シカとの衝突気をつけて 増加する事故 帯広で車大破の事例も
ここ数年、シカが関係する交通事故が全道各地で大幅な増加傾向にある。道警によると、2021年は4009件と5年連続で過去最多を更新。統計を開始した04年の3・4倍となった。帯広署によると、十勝管内でも同年は323件と過去5年で最多。今年も10月末現在で268件と最多ペースで発生しており、関係機関は注意を呼び掛けている。(山田夏航)

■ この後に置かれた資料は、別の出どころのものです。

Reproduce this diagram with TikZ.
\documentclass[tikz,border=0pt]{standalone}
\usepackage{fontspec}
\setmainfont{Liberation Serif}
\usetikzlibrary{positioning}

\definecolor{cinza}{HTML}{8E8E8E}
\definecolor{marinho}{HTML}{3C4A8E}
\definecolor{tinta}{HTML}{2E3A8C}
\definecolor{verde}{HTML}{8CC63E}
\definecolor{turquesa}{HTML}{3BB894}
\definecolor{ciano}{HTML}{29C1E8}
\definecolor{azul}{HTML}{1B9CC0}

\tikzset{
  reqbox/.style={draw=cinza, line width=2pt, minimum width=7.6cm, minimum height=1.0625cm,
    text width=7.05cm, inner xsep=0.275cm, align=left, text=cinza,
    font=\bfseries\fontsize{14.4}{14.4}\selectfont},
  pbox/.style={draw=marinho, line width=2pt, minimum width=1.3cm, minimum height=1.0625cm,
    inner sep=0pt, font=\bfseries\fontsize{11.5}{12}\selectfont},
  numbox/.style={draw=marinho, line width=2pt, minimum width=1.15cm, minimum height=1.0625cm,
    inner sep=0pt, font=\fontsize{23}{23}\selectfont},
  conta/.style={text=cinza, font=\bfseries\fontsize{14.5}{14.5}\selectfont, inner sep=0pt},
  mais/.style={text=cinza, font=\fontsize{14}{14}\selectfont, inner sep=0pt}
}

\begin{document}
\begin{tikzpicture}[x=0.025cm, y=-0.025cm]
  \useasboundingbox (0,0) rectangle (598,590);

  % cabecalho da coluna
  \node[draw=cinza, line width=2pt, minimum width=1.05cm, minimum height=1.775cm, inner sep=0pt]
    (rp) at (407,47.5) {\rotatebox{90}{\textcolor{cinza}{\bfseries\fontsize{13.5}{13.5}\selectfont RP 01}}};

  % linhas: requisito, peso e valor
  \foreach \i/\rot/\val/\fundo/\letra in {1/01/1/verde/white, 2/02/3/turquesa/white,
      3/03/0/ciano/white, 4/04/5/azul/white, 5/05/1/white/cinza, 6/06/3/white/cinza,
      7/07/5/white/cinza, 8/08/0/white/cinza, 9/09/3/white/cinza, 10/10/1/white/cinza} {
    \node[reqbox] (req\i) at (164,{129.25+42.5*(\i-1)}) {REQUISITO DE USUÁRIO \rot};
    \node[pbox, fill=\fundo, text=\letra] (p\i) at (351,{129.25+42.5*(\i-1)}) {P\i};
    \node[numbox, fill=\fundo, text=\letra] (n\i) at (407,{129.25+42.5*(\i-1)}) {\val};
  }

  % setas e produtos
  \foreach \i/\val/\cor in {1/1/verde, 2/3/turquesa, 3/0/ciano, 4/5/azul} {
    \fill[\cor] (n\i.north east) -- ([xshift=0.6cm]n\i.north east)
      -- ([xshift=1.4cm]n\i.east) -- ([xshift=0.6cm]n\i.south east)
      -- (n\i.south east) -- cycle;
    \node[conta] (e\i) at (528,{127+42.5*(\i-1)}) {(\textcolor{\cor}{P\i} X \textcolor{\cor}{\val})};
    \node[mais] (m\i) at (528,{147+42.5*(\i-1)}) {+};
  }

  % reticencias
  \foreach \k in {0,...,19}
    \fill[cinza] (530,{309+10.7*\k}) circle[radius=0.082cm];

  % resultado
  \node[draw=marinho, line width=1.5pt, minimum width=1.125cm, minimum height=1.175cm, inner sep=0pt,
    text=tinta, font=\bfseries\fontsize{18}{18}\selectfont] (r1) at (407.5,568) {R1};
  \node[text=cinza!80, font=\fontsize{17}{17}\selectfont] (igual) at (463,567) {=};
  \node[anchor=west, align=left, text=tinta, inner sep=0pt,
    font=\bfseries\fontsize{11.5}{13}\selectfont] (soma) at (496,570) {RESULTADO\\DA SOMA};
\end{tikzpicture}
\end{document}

全道的にはシカが原因とみられる死亡事故も発生している。10月26日には釧路管内標茶町で、シカと接触したワゴン車が対向車線にはみ出してトラックと衝突、男性3人が死傷した。また、11月27日には帯広市南町南9線の栄通で、30代男性の軽乗用車が林から飛び出してきたシカと衝突。幸い男性にけがはなかったものの、車の右フロントが大破、シカは即死した。
同署によると、21年の十勝管内のシカが関係する交通事故は足寄町が最多の50件。広尾町が40件、浦幌町が28件と続く。死亡事故こそなかったが、桐山知彦交通1課長は「管内でも増加傾向にある。早めのライト点灯を意識するなどし、十分に気を付けて」とする。
道エゾシカ対策係によると、道内のエゾシカ推定生息数は、11年の約77万頭をピークに18年までは減少していたが、19年から再び増加傾向となり、21年は約69万頭で前年比2万頭増加した。同係は「18年11月に恵庭市の国有林で起きたハンターによる誤射事故によって、その年度は一般狩猟者が国有林への立ち入りを禁じられた。その後、新型コロナで道外のハンターが入って来られない状況も続いた」と、増加要因を推測。「10~12月は繁殖期などの影響もあって特に動きが活発」とし、事故に注意を呼び掛ける。
道開発局帯広開発建設部道路計画課は、ホームページ上に道東方面の「エゾシカ衝突事故マップ」や衝突防止6原則を掲載している。大江祐一道路計画課長は「1頭いたら、付近には複数いると警戒してほしい。また、シカは凍った路面に弱く、足を滑らせることがある。早めのブレーキを心掛けて」と話している。